In the evening, already laying out and sticking the lumber to the ground with little regard for his aching back, this commentator gets interrupted by another unpleasant episode. A third neighbor who happens to have a feud with the cat's kidnapper comes rushing in the yard through the door in our contiguous fence and starts shouting at this now bewildered and physically as well as emotionally tired writer-webmaster-cat rescuer-gardener (pick and choose) who, for the occasion, seems to have become a "mother f....." and other friendly qualificatives not worth repeating here. Object of the crime? We dared passing through his property with the police officers to go and deliver Luigi from his imprisonment. Upon threatening to condemn the door, put barbed wire, kill our pittosporums and whatever other neighborly acts, he leaves our yard - in our neighborhood it's okay to trespass (what a moronic concept, trespassing...) to go and insult someone but it's a crime to pass through in case of an emergency.

Sunday, July 20, 1997
Now, it's the turn of the kidnapper to talk to us over the fence. Luigi could not have been in his workshop for more than two days and anyway the f...... cat (Luigi and I have the "F" word in common!) is back and looks healthy. Jan talks to him against my recommendation and is happy to report that she was very neutral. Jan loves neutrality - she must have Swiss blood running through her veins. Of course, instead of remaining silent, this frailed mind made a few unfriendly remarks about the concept of neutrality which pretty much plagued our evening with distress.

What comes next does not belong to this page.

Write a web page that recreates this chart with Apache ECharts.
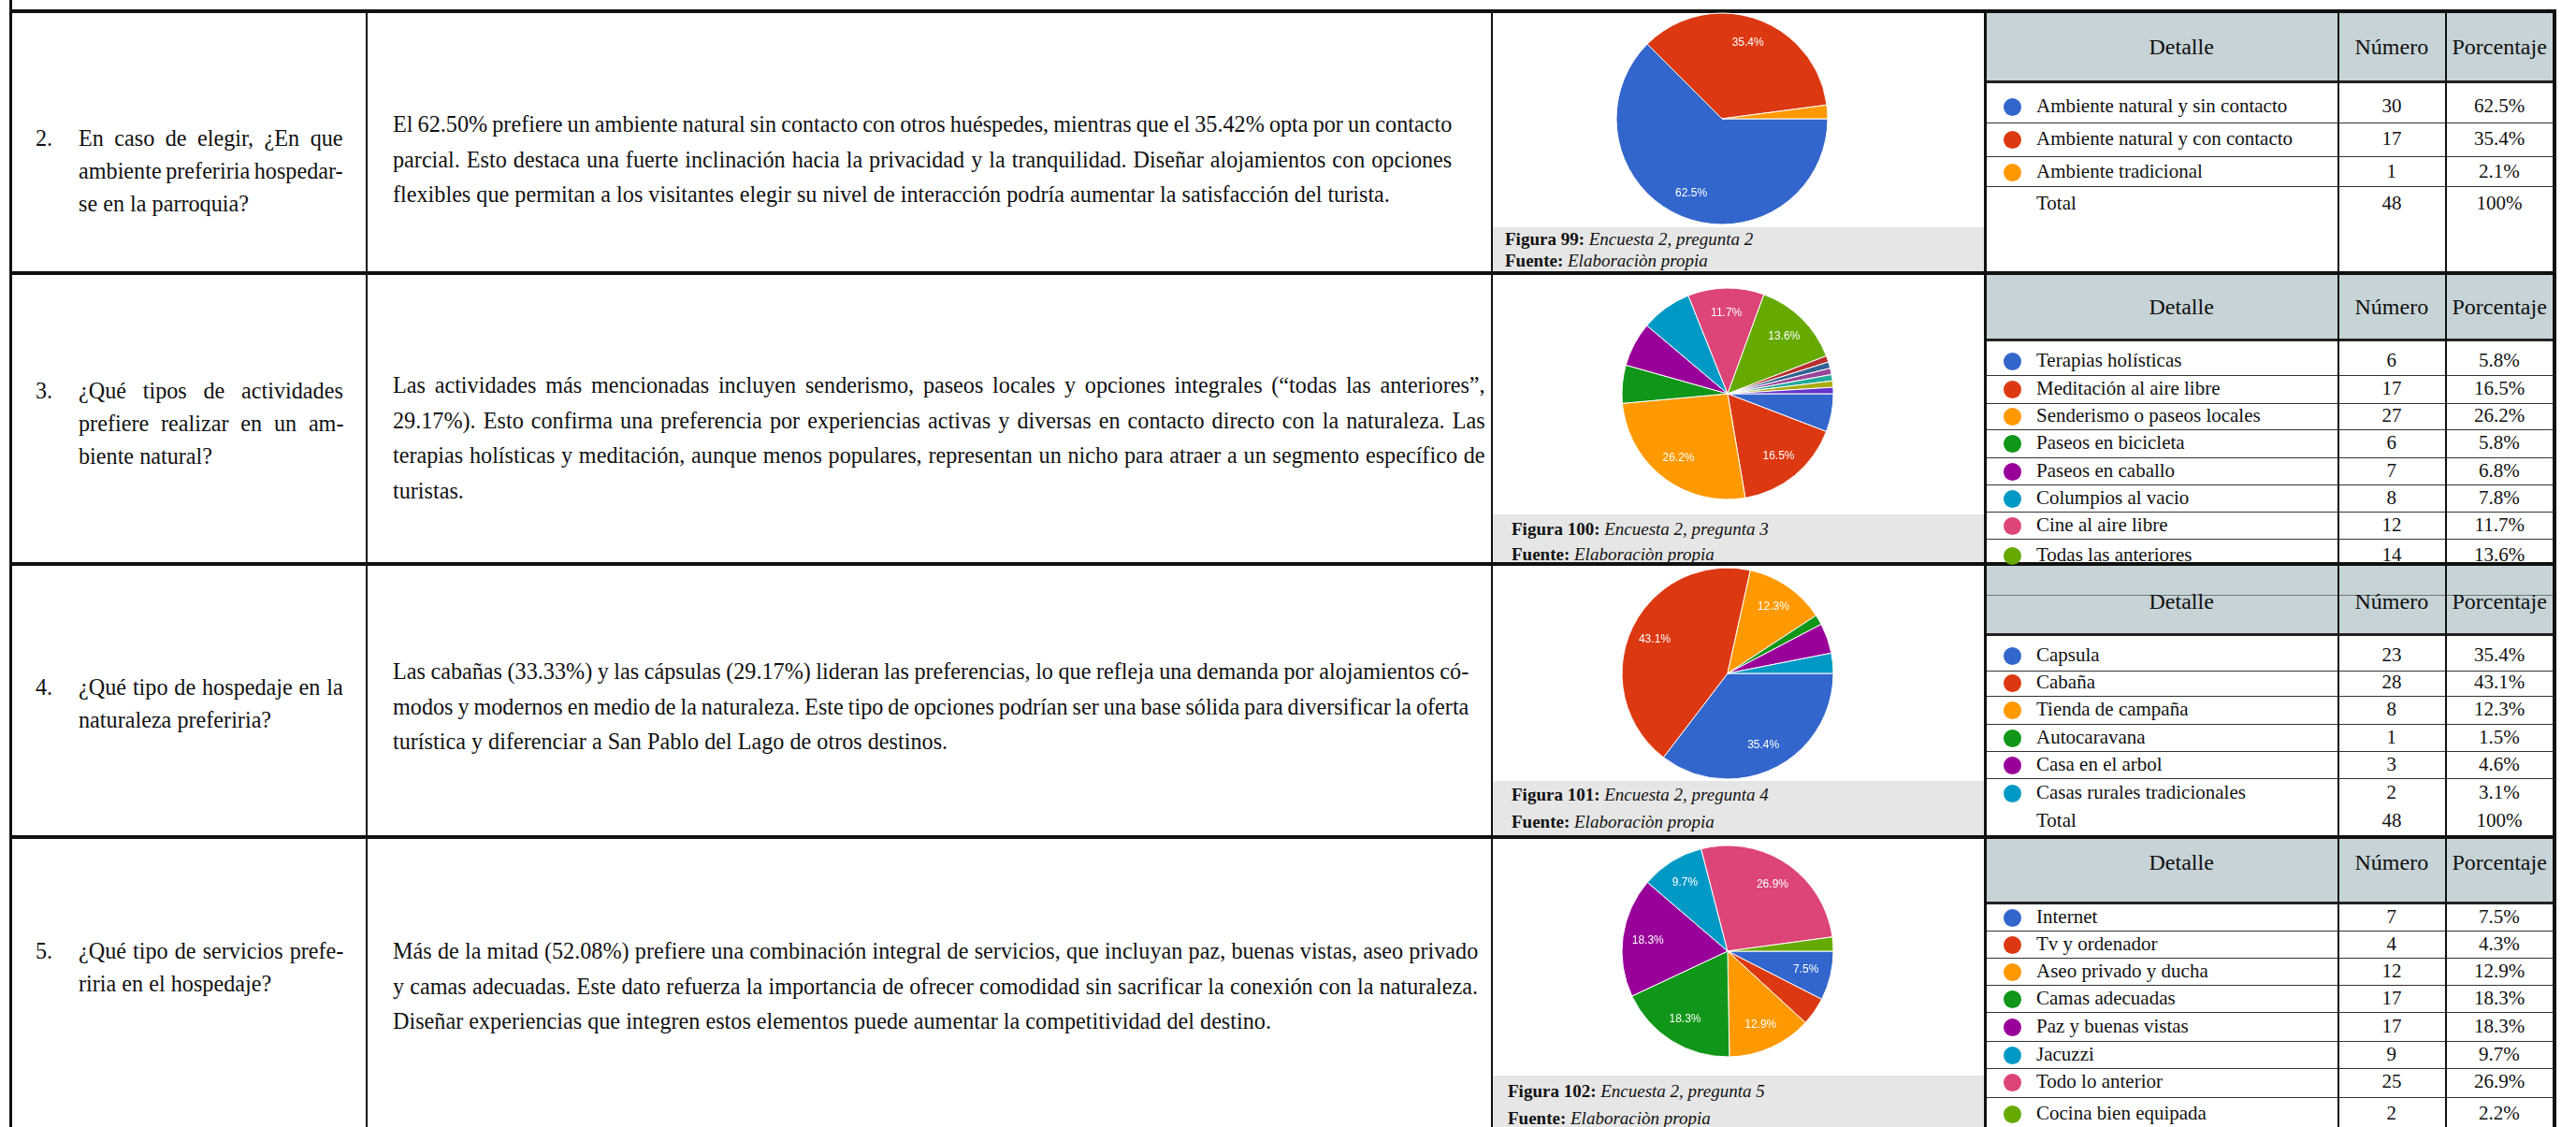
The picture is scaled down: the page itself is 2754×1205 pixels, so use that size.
<!DOCTYPE html>
<html>
<head>
<meta charset="utf-8">
<title>Encuesta 2</title>
<script src="https://cdn.jsdelivr.net/npm/echarts/dist/echarts.min.js"></script>
<style>
  html, body { margin: 0; padding: 0; background: #fff; }
  #page { position: relative; width: 2754px; height: 1205px; overflow: hidden;
          font-family: "Liberation Serif", "Times New Roman", serif; color: #111; }
  .ln { position: absolute; background: #111; }
  .tx { position: absolute; white-space: nowrap; }
  #chart { position: absolute; left: 0; top: 0; width: 2754px; height: 1205px; z-index: 5; }
</style>
</head>
<body>
<div id="page">
  <div id="chart"></div>
</div>
<script>
// ---- datos (encuesta 2) ----
const p2Detalle = ['Ambiente natural y sin contacto', 'Ambiente natural y con contacto', 'Ambiente tradicional'];
const p2Numero = [30, 17, 1];
const p2Porcentaje = ['62.5%', '35.4%', '2.1%'];
const p2Total = ['48', '100%'];

const p3Detalle = ['Terapias holísticas', 'Meditación al aire libre', 'Senderismo o paseos locales', 'Paseos en bicicleta',
  'Paseos en caballo', 'Columpios al vacio', 'Cine al aire libre', 'Todas las anteriores'];
const p3Numero = [6, 17, 27, 6, 7, 8, 12, 14];
const p3Porcentaje = ['5.8%', '16.5%', '26.2%', '5.8%', '6.8%', '7.8%', '11.7%', '13.6%'];
// respuestas sueltas que aparecen en el pastel pero no en la tabla
const p3Otras = [1, 1, 1, 1, 1, 1];

const p4Detalle = ['Capsula', 'Cabaña', 'Tienda de campaña', 'Autocaravana', 'Casa en el arbol', 'Casas rurales tradicionales'];
const p4Numero = [23, 28, 8, 1, 3, 2];
const p4Porcentaje = ['35.4%', '43.1%', '12.3%', '1.5%', '4.6%', '3.1%'];
const p4Total = ['48', '100%'];

const p5Detalle = ['Internet', 'Tv y ordenador', 'Aseo privado y ducha', 'Camas adecuadas', 'Paz y buenas vistas',
  'Jacuzzi', 'Todo lo anterior', 'Cocina bien equipada'];
const p5Numero = [7, 4, 12, 17, 17, 9, 25, 2];
const p5Porcentaje = ['7.5%', '4.3%', '12.9%', '18.3%', '18.3%', '9.7%', '26.9%', '2.2%'];

// colores tipo google forms
const palette = ['#3366cc', '#dc3912', '#ff9900', '#109618', '#990099', '#0099c6', '#dd4477', '#66aa00',
  '#b82e2e', '#316395', '#994499', '#22aa99', '#aaaa11', '#6633cc'];

const page = document.getElementById('page');
const TXT = 24.2; // tamaño del texto del documento

function addBox(x, y, w, h, color) {
  const d = document.createElement('div');
  d.className = 'ln';
  d.style.cssText = `left:${x}px;top:${y}px;width:${w}px;height:${h}px;background:${color || '#111'};`;
  page.appendChild(d);
  return d;
}

// texto centrado verticalmente en y; align: left | center | justify
function addText(html, x, y, opts) {
  opts = opts || {};
  const size = opts.size || TXT;
  const lh = Math.round(size * 1.4);
  const d = document.createElement('div');
  d.className = 'tx';
  d.innerHTML = html;
  d.style.fontSize = size + 'px';
  d.style.lineHeight = lh + 'px';
  d.style.top = (y - lh / 2) + 'px';
  page.appendChild(d);
  if (opts.align === 'center') {
    d.style.left = (x - d.offsetWidth / 2) + 'px';
  } else {
    d.style.left = x + 'px';
  }
  if (opts.align === 'justify' && opts.width) {
    const spaces = (d.textContent.match(/ /g) || []).length;
    if (spaces > 0) {
      const extra = (opts.width - d.offsetWidth) / spaces;
      d.style.wordSpacing = extra + 'px';
    }
  }
  return d;
}

// párrafo con líneas dadas, todas justificadas menos la última
function addParagraph(lines, x, y0, width, step, size) {
  lines.forEach((t, i) => {
    addText(t, x, y0 + i * step, { size: size, align: i < lines.length - 1 ? 'justify' : 'left', width: width });
  });
}

// ---- bordes de la tabla principal ----
[10, 290, 601, 893].forEach(y => addBox(10, y, 2723, 4));
addBox(10, 0, 3, 1205);
addBox(391, 12, 2, 1193);
addBox(1594, 12, 2, 1193);
addBox(2121, 12, 3, 1193);
addBox(2729, 12, 4, 1193);

// ---- columna de preguntas ----
const preguntas = [
  { n: '2.', y: 148, lines: ['En caso de elegir, ¿En que', 'ambiente preferiria hospedar-', 'se en la parroquia?'] },
  { n: '3.', y: 418, lines: ['¿Qué tipos de actividades', 'prefiere realizar en un am-', 'biente natural?'] },
  { n: '4.', y: 735, lines: ['¿Qué tipo de hospedaje en la', 'naturaleza preferiria?'] },
  { n: '5.', y: 1017, lines: ['¿Qué tipo de servicios prefe-', 'riria en el hospedaje?'] }
];
preguntas.forEach(p => {
  addText(p.n, 38, p.y, { size: TXT });
  addParagraph(p.lines, 84, p.y, 283, 35, TXT);
});

// ---- columna de análisis ----
const analisis = [
  { y: 133, w: 1132, lines: [
    'El 62.50% prefiere un ambiente natural sin contacto con otros huéspedes, mientras que el 35.42% opta por un contacto',
    'parcial. Esto destaca una fuerte inclinación hacia la privacidad y la tranquilidad. Diseñar alojamientos con opciones',
    'flexibles que permitan a los visitantes elegir su nivel de interacción podría aumentar la satisfacción del turista.'] },
  { y: 412, w: 1168, lines: [
    'Las actividades más mencionadas incluyen senderismo, paseos locales y opciones integrales (“todas las anteriores”,',
    '29.17%). Esto confirma una preferencia por experiencias activas y diversas en contacto directo con la naturaleza. Las',
    'terapias holísticas y meditación, aunque menos populares, representan un nicho para atraer a un segmento específico de',
    'turistas.'] },
  { y: 718, w: 1150, lines: [
    'Las cabañas (33.33%) y las cápsulas (29.17%) lideran las preferencias, lo que refleja una demanda por alojamientos có-',
    'modos y modernos en medio de la naturaleza. Este tipo de opciones podrían ser una base sólida para diversificar la oferta',
    'turística y diferenciar a San Pablo del Lago de otros destinos.'] },
  { y: 1017, w: 1160, lines: [
    'Más de la mitad (52.08%) prefiere una combinación integral de servicios, que incluyan paz, buenas vistas, aseo privado',
    'y camas adecuadas. Este dato refuerza la importancia de ofrecer comodidad sin sacrificar la conexión con la naturaleza.',
    'Diseñar experiencias que integren estos elementos puede aumentar la competitividad del destino.'] }
];
analisis.forEach(a => addParagraph(a.lines, 420, a.y, a.w, 37.5, TXT));

// ---- pies de figura ----
const figuras = [
  { num: 99, preg: 2, band: [243, 290], x: 1609, y: [255, 278] },
  { num: 100, preg: 3, band: [550, 601], x: 1616, y: [565, 592] },
  { num: 101, preg: 4, band: [835, 893], x: 1616, y: [849, 878] },
  { num: 102, preg: 5, band: [1150, 1205], x: 1612, y: [1166, 1195] }
];
figuras.forEach(f => {
  addBox(1596, f.band[0], 525, f.band[1] - f.band[0], '#e6e6e6');
  addText(`<b>Figura ${f.num}:</b> <i>Encuesta 2, pregunta ${f.preg}</i>`, f.x, f.y[0], { size: 19 });
  addText('<b>Fuente:</b> <i>Elaboraciòn propia</i>', f.x, f.y[1], { size: 19 });
});

// ---- tablas de frecuencias ----
const X0 = 2124, X1 = 2729, XN = 2499, XP = 2614;
function buildTable(t) {
  addBox(X0, t.top, X1 - X0, t.headerBottom - t.top, '#c6d3d7');
  if (t.headerLine) addBox(X0, t.headerLine, X1 - X0, 1, '#6f7a7d');
  addBox(X0, t.headerBottom - 1, X1 - X0, 3, '#222');
  t.rowLines.forEach(y => addBox(X0, y, X1 - X0, 1, '#333'));
  addBox(XN, t.top, 2, t.bottom - t.top);
  addBox(XP, t.top, 2, t.bottom - t.top);
  addText('Detalle', 2332, t.headY, { size: 24, align: 'center' });
  addText('Número', 2557, t.headY, { size: 24, align: 'center' });
  addText('Porcentaje', 2672, t.headY, { size: 24, align: 'center' });
  t.detalle.forEach((name, i) => {
    const y = t.rowY[i];
    const dot = addBox(2142, y - 8, 19, 19, palette[i]);
    dot.style.borderRadius = '50%';
    addText(name, 2177, y, { size: 21 });
    addText(String(t.numero[i]), 2557, y, { size: 21, align: 'center' });
    addText(t.porcentaje[i], 2672, y, { size: 21, align: 'center' });
  });
  if (t.total) {
    addText('Total', 2177, t.totalY, { size: 21 });
    addText(t.total[0], 2557, t.totalY, { size: 21, align: 'center' });
    addText(t.total[1], 2672, t.totalY, { size: 21, align: 'center' });
  }
}

buildTable({ top: 14, headerBottom: 87, headY: 50, rowLines: [131, 167, 199], rowY: [113, 148, 183],
  detalle: p2Detalle, numero: p2Numero, porcentaje: p2Porcentaje, total: p2Total, totalY: 217, bottom: 290 });
buildTable({ top: 294, headerBottom: 363, headY: 328, rowLines: [401, 431, 459, 489, 518, 547, 576],
  rowY: [385, 415, 444, 473, 503, 532, 561, 593],
  detalle: p3Detalle, numero: p3Numero, porcentaje: p3Porcentaje, bottom: 601 });
buildTable({ top: 605, headerBottom: 678, headerLine: 636, headY: 643, rowLines: [717, 744, 774, 803, 832],
  rowY: [700, 729, 758, 788, 817, 847],
  detalle: p4Detalle, numero: p4Numero, porcentaje: p4Porcentaje, total: p4Total, totalY: 877, bottom: 893 });
buildTable({ top: 897, headerBottom: 965, headY: 922, rowLines: [995, 1024, 1053, 1082, 1113, 1142, 1173],
  rowY: [980, 1009, 1038, 1067, 1097, 1127, 1156, 1190],
  detalle: p5Detalle, numero: p5Numero, porcentaje: p5Porcentaje, bottom: 1205 });

// ---- graficos de pastel ----
const chart = echarts.init(document.getElementById('chart'));
const R = 113;

function pieSeries(cx, cy, names, values, labelMin) {
  const total = values.reduce((a, b) => a + b, 0);
  const base = {
    type: 'pie', center: [cx, cy], startAngle: 0, clockwise: true, silent: true,
    animation: false, avoidLabelOverlap: false, labelLine: { show: false }
  };
  return [
    Object.assign({}, base, {
      radius: [0, R],
      label: { show: false },
      itemStyle: { borderColor: '#fff', borderWidth: 1 },
      data: names.map((n, i) => ({ name: n, value: values[i], itemStyle: { color: palette[i] } }))
    }),
    // anillo transparente solo para ubicar los porcentajes hacia el borde
    Object.assign({}, base, {
      radius: [R * 0.47, R],
      itemStyle: { color: 'rgba(0,0,0,0)', borderWidth: 0 },
      label: {
        show: true, position: 'inside', color: '#fff', fontSize: 12, fontFamily: 'Arial',
        formatter: p => {
          const pct = p.value / total * 100;
          return pct >= labelMin ? (Math.round(pct * 10) / 10).toFixed(1) + '%' : '';
        }
      },
      data: names.map((n, i) => ({ name: n, value: values[i] }))
    })
  ];
}

const p3Nombres = p3Detalle.concat(p3Otras.map((v, i) => 'Otra respuesta ' + (i + 1)));
const p3Valores = p3Numero.concat(p3Otras);

chart.setOption({
  series: [].concat(
    pieSeries(1841, 127, p2Detalle, p2Numero, 7),
    pieSeries(1847, 421, p3Nombres, p3Valores, 8),
    pieSeries(1847, 720, p4Detalle, p4Numero, 7),
    pieSeries(1847, 1017, p5Detalle, p5Numero, 7)
  )
});
</script>
</body>
</html>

This writer is going to turn 47 in three days. His leg - with a double compound fracture which occurred last August thanks to the grace of an uninsured motorist who opened his car door at the wrong time - is still hurting, though getting better. Luigi is back to his parents (we have no children). The job's situation is in limbo. And we have great neighbors! Swans has suffered.

And you were left holding the cup.

I apologize.

Please, think of us and Swans with kindness. It is summer after all!